Task requirements
Check each line of the records for "this"; collect those that have it.

***** Extracted records

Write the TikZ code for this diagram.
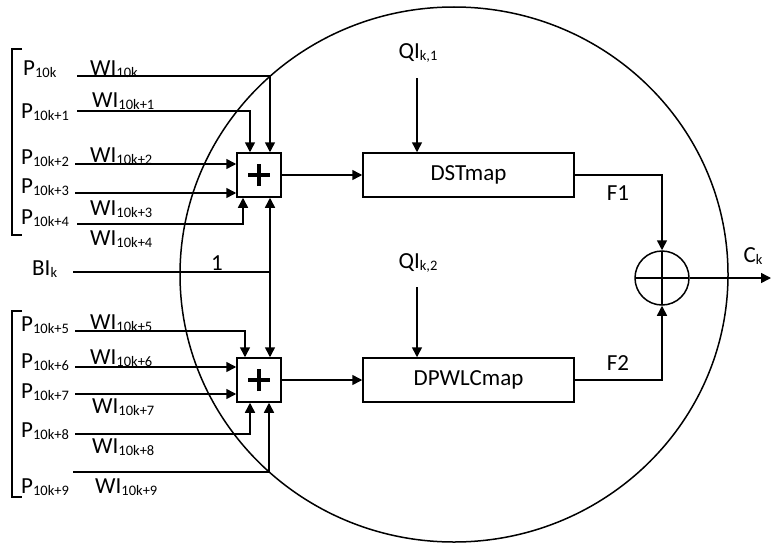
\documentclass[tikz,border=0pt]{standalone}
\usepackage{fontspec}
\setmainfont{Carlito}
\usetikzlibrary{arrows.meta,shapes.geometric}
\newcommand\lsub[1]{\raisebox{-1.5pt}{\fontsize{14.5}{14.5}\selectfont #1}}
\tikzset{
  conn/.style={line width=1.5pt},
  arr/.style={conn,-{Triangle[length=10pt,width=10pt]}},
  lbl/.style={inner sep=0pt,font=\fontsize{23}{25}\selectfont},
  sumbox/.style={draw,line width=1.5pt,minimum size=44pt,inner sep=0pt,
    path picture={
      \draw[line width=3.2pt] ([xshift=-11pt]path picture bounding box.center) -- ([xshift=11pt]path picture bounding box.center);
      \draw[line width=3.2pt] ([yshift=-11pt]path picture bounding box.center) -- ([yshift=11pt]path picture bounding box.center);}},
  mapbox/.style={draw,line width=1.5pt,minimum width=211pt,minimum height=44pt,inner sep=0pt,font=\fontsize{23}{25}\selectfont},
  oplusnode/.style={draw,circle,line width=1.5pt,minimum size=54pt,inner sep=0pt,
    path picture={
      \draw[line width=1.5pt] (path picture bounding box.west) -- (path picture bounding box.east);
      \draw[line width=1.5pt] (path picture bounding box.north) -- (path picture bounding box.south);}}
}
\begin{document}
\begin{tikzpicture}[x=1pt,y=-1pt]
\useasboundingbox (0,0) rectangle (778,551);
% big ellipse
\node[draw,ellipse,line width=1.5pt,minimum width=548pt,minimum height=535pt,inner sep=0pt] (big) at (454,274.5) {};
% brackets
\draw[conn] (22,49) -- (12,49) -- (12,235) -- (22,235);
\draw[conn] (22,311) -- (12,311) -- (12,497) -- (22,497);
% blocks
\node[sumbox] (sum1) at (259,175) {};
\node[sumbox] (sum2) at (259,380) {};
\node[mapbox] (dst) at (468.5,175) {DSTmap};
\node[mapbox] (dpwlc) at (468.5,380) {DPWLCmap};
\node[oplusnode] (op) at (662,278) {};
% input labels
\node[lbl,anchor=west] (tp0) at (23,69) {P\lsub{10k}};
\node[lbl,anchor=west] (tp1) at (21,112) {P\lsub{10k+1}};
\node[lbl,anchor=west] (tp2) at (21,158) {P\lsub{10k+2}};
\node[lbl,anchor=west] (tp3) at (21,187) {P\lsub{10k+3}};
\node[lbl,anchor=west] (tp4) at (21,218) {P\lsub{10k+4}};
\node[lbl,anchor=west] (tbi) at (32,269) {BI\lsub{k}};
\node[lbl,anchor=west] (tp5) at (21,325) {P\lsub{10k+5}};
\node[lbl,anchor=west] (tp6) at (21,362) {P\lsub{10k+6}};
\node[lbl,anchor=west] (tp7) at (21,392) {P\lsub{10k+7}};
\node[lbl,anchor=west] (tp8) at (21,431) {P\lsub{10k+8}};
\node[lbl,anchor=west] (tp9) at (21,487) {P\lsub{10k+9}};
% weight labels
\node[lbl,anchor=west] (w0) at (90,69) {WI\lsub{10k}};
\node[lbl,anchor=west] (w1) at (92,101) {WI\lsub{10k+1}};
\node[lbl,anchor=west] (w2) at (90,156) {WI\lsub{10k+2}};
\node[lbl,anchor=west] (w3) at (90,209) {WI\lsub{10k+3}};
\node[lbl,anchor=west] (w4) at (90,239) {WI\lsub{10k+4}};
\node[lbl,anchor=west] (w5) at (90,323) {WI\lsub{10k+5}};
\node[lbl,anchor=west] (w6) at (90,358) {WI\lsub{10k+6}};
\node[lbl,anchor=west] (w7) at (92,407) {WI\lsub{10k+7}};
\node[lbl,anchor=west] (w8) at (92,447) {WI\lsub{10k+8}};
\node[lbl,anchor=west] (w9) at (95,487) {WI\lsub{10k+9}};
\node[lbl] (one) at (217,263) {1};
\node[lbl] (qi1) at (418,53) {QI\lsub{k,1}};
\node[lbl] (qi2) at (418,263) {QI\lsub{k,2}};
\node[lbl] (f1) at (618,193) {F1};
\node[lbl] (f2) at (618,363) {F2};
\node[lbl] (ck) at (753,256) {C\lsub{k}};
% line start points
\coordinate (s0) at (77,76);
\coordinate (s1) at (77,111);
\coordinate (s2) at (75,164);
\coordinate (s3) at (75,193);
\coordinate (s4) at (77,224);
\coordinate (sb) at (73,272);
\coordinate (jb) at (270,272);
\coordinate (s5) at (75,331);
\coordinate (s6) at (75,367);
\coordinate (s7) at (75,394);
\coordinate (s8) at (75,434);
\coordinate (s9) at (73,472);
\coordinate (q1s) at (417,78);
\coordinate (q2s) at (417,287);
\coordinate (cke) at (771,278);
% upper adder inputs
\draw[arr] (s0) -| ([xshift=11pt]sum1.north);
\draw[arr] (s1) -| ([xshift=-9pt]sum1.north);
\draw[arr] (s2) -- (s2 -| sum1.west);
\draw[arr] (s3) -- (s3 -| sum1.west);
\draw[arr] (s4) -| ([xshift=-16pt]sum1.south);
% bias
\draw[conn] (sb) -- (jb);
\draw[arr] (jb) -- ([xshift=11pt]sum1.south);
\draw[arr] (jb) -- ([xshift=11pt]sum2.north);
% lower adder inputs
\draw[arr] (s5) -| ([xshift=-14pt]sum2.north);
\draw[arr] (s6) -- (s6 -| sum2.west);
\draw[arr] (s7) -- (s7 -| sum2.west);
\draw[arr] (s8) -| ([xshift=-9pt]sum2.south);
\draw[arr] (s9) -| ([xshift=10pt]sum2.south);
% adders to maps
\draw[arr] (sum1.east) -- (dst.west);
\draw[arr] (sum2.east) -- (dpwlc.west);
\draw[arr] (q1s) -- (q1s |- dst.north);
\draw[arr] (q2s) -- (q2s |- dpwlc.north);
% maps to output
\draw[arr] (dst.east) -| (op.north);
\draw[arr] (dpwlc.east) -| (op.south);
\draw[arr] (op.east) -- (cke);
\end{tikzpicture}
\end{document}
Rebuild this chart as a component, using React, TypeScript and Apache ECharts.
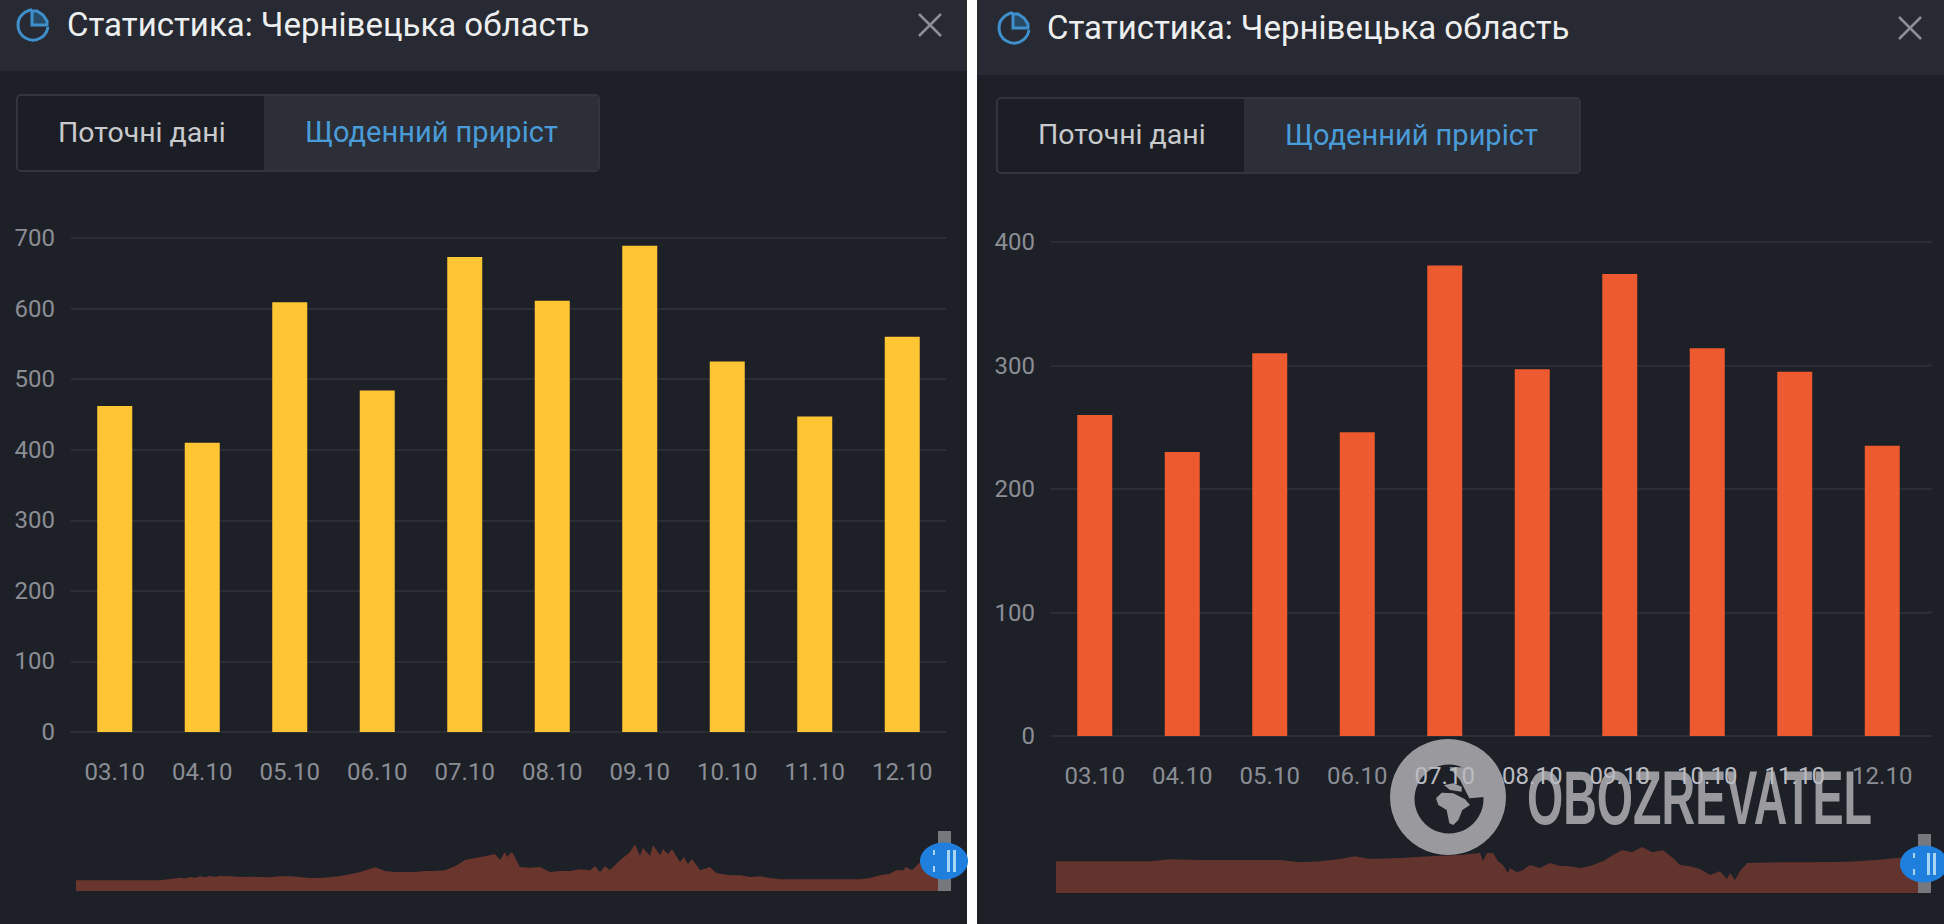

**********

Final result
Write the TikZ code for this diagram.
Rebuild this chart as a component, using React, TypeScript and Apache ECharts.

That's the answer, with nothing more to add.